The primary reason I prefer this approach is that I’ve learnt there is tremendous future value in writing. Articles are generally evergreen – you can take even old articles and create social media campaigns to promote the article long after you wrote it. This is how you create a market presence and stay top of mind for your target market.

Don’t forget to be social

Social media is a great platform for getting attention – but to get the most from them you actually have to be, well, social. The automated messages created from my articles get some engagement, but it is the actual interaction with your followers and the people you’re following that makes the platform social.

For some people, being social on social networks comes naturally. For me, it’s not that natural (and I need to carve out big chunks of time to write articles like this) so I schedule time during the day for checking in on my social feeds and engaging with what’s going on.

Summary

There’s a lot more to marketing, but you can get started without giving your whole life over to marketing and without spending a lot (or anything). The first thing you need to do is decide on your marketing strategy:

  1. Where are you going to market?
  2. What are you going to do?
  3. How often are you going to show up?

Once you’ve decided that, you have to put it into practice.
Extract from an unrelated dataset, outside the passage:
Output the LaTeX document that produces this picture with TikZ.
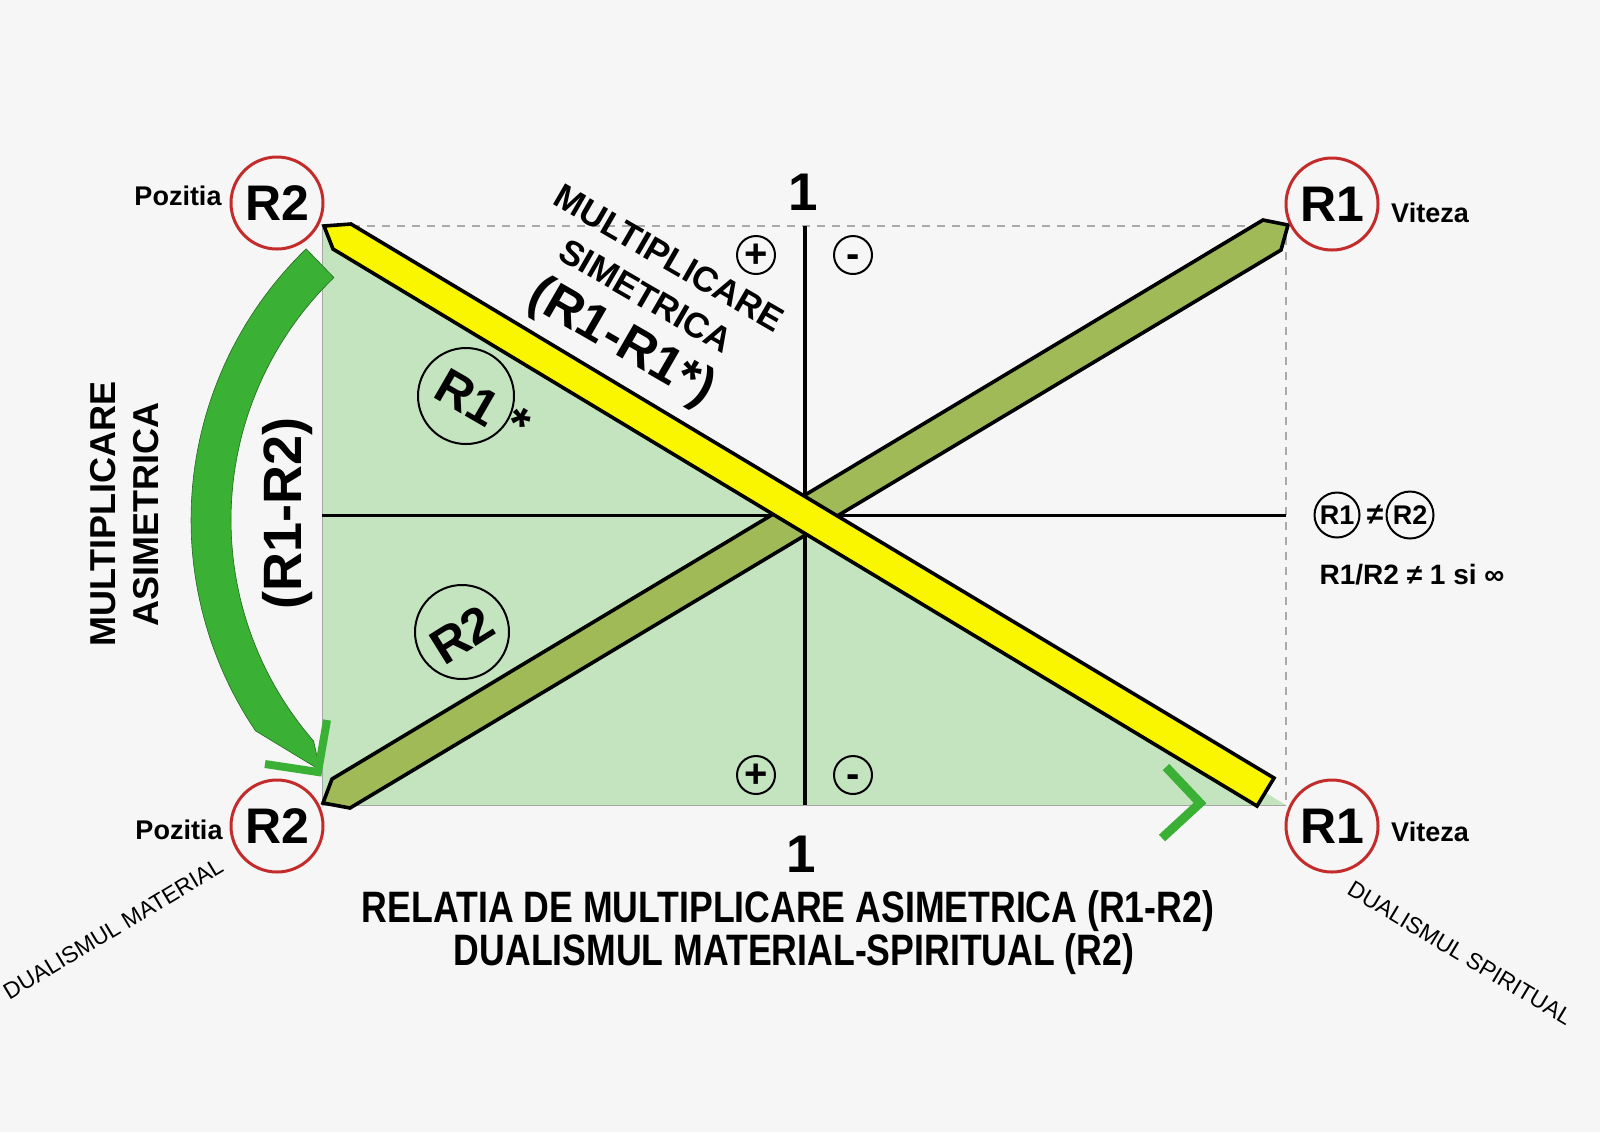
\documentclass[tikz,border=0pt]{standalone}
\usepackage{fontspec}
\setmainfont{Liberation Sans}
\newcommand{\fsz}[1]{\fontsize{#1}{#1}\selectfont}
\definecolor{bgc}{RGB}{246,246,246}
\definecolor{tric}{RGB}{196,228,192}
\definecolor{ylwc}{RGB}{250,246,0}
\definecolor{olvc}{RGB}{160,186,88}
\definecolor{grnc}{RGB}{58,176,52}
\definecolor{redc}{RGB}{196,44,44}
\definecolor{dashc}{RGB}{170,170,170}
\begin{document}
\begin{tikzpicture}[x=0.5pt,y=-0.5pt,
  bigc/.style={circle, draw=redc, line width=1.5pt, minimum size=46pt, inner sep=0pt, font=\fsz{25}\bfseries},
  lab/.style={font=\fsz{13.5}\bfseries, inner sep=0pt},
  pmc/.style={circle, draw, line width=1pt, minimum size=19pt, inner sep=0pt, font=\fsz{20}\bfseries, text height=12pt, text depth=0pt},
  inc/.style={circle, draw, line width=1pt, inner sep=0pt},
  incl/.style={font=\fsz{25}\bfseries, inner sep=0pt},
  smc/.style={circle, draw, line width=1pt, inner sep=0pt, font=\fsz{13.5}\bfseries},
  bar/.style={draw=black, line width=1.8pt, line join=miter},
  chev/.style={draw=grnc, line join=miter}
]
\fill[bgc] (0,0) rectangle (1600,1132);
\useasboundingbox (0,0) rectangle (1600,1132);

% frame
\coordinate (TL) at (322,226);
\coordinate (BL) at (322,805);
\coordinate (BR) at (1286,805);
\coordinate (TR) at (1286,226);
\fill[tric] (TL) -- (BL) -- (BR) -- cycle;
\draw[gray!70, line width=0.4pt] (TL) -- (BL) -- (BR);
\draw[dashc, line width=0.6pt, dash pattern=on 4pt off 3.5pt] (TL) -- (TR) -- (BR);

% axes
\coordinate (AT) at (805,226);
\coordinate (AB) at (805,805);
\coordinate (AL) at (322,515);
\coordinate (AR) at (1286,515);
\draw[line width=1.6pt] (AT) -- (AB);
\draw[line width=1.5pt] (AL) -- (AR);

% olive bar
\draw[bar, fill=olvc] (323,803) -- (332,779) -- (1263,220) -- (1288,225) -- (1281,250) -- (350,808) -- cycle;
% yellow bar
\draw[bar, fill=ylwc] (324,226) -- (351,224) -- (1274,778) -- (1257,806) -- (333,249) -- cycle;

% green curved arrow
\fill[grnc, draw=grnc!60!black, line width=0.3pt]
  plot[domain=226:146, samples=60] ({568+377*cos(\x)},{520+377*sin(\x)})
  -- (320,770)
  -- plot[domain=139:226, samples=60] ({568+337*cos(\x)},{520+337*sin(\x)})
  -- cycle;
\draw[chev, line width=4pt] (327,720) -- (318,772) -- (265,764);
% small chevron bottom right
\draw[chev, line width=4.5pt] (1166,767) -- (1200,803) -- (1162,838);

% corner circles
\node[bigc] (R2t) at (277,203) {R2};
\node[bigc] (R2b) at (277,826) {R2};
\node[bigc] (R1t) at (1332,204) {R1};
\node[bigc] (R1b) at (1332,826) {R1};
\node[lab] (pz1) at (178,196) {Pozitia};
\node[lab] (pz2) at (179,830) {Pozitia};
\node[lab] (vt1) at (1430,213) {Viteza};
\node[lab] (vt2) at (1430,832) {Viteza};

% ones
\node[font=\fsz{26.5}\bfseries, inner sep=0pt] (one1) at (803,192) {1};
\node[font=\fsz{26.5}\bfseries, inner sep=0pt] (one2) at (801,854) {1};

% plus / minus
\node[pmc] (p1) at (756,255) {+};
\node[pmc] (m1) at (853,255) {-};
\node[pmc] (p2) at (756,775) {+};
\node[pmc] (m2) at (853,775) {-};

% inner circles
\node[inc, minimum size=48pt] (c1) at (466,396) {};
\node[incl, rotate=-30] (c1t) at (468,398) {R1};
\node[incl, rotate=-30] (c1s) at (518,424) {*};
\node[inc, minimum size=47pt] (c2) at (462,632) {};
\node[incl, rotate=32] (c2t) at (462,635) {R2};

% rotated texts
\node[rotate=-30, font=\fsz{17.5}\bfseries] (ms1) at (669,258) {MULTIPLICARE};
\node[rotate=-30, font=\fsz{17.5}\bfseries] (ms2) at (646,296) {SIMETRICA};
\node[rotate=-30, font=\fsz{26}\bfseries] (ms3) at (621,343) {(R1-R1*)};

\node[rotate=90, font=\fsz{18}\bfseries] (ma1) at (103,514) {MULTIPLICARE};
\node[rotate=90, font=\fsz{18}\bfseries] (ma2) at (146,514) {ASIMETRICA};
\node[rotate=90, font=\fsz{27}\bfseries] (ma3) at (288,513) {(R1-R2)};

\node[rotate=31, font=\fsz{11.5}] (dm) at (113,929) {DUALISMUL MATERIAL};
\node[rotate=-31, font=\fsz{11.5}] (ds) at (1460,953) {DUALISMUL SPIRITUAL};

% right side relation
\node[smc, minimum size=22.5pt] (s1) at (1337,515) {R1};
\node[font=\fsz{15}\bfseries, inner sep=0pt] (ne) at (1375,515) {≠};
\node[smc, minimum size=23.5pt] (s2) at (1410,515) {R2};
\node[font=\fsz{14}\bfseries] (rr) at (1412,575) {R1/R2 ≠ 1 si ∞};

% bottom title
\node[font=\fsz{22}\bfseries] (t1) at (788,911) {\scalebox{0.81}[1]{RELATIA DE MULTIPLICARE ASIMETRICA (R1-R2)}};
\node[font=\fsz{22}\bfseries] (t2) at (794,954) {\scalebox{0.81}[1]{DUALISMUL MATERIAL-SPIRITUAL (R2)}};
\end{tikzpicture}
\end{document}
The key is to start small and don’t try to boil the ocean. Take it one step at a time, get that under control and then move to the next step.

I will almost always recommend longer-form articles or stories if you’re just starting out. It takes time to learn how to write well and show up consistently, but each story is the seed for one or more social media campaigns and the stories build up a library that demonstrates your expertise and builds trust with your audience.

Finally – be authentic. Let your voice and your personality shine through. It’s OK to be you (in fact, it’s imperative). And have fun – be proud of what you do even if your marketing is not as polished yet as you would like it to be. Everyone starts out from the ground floor.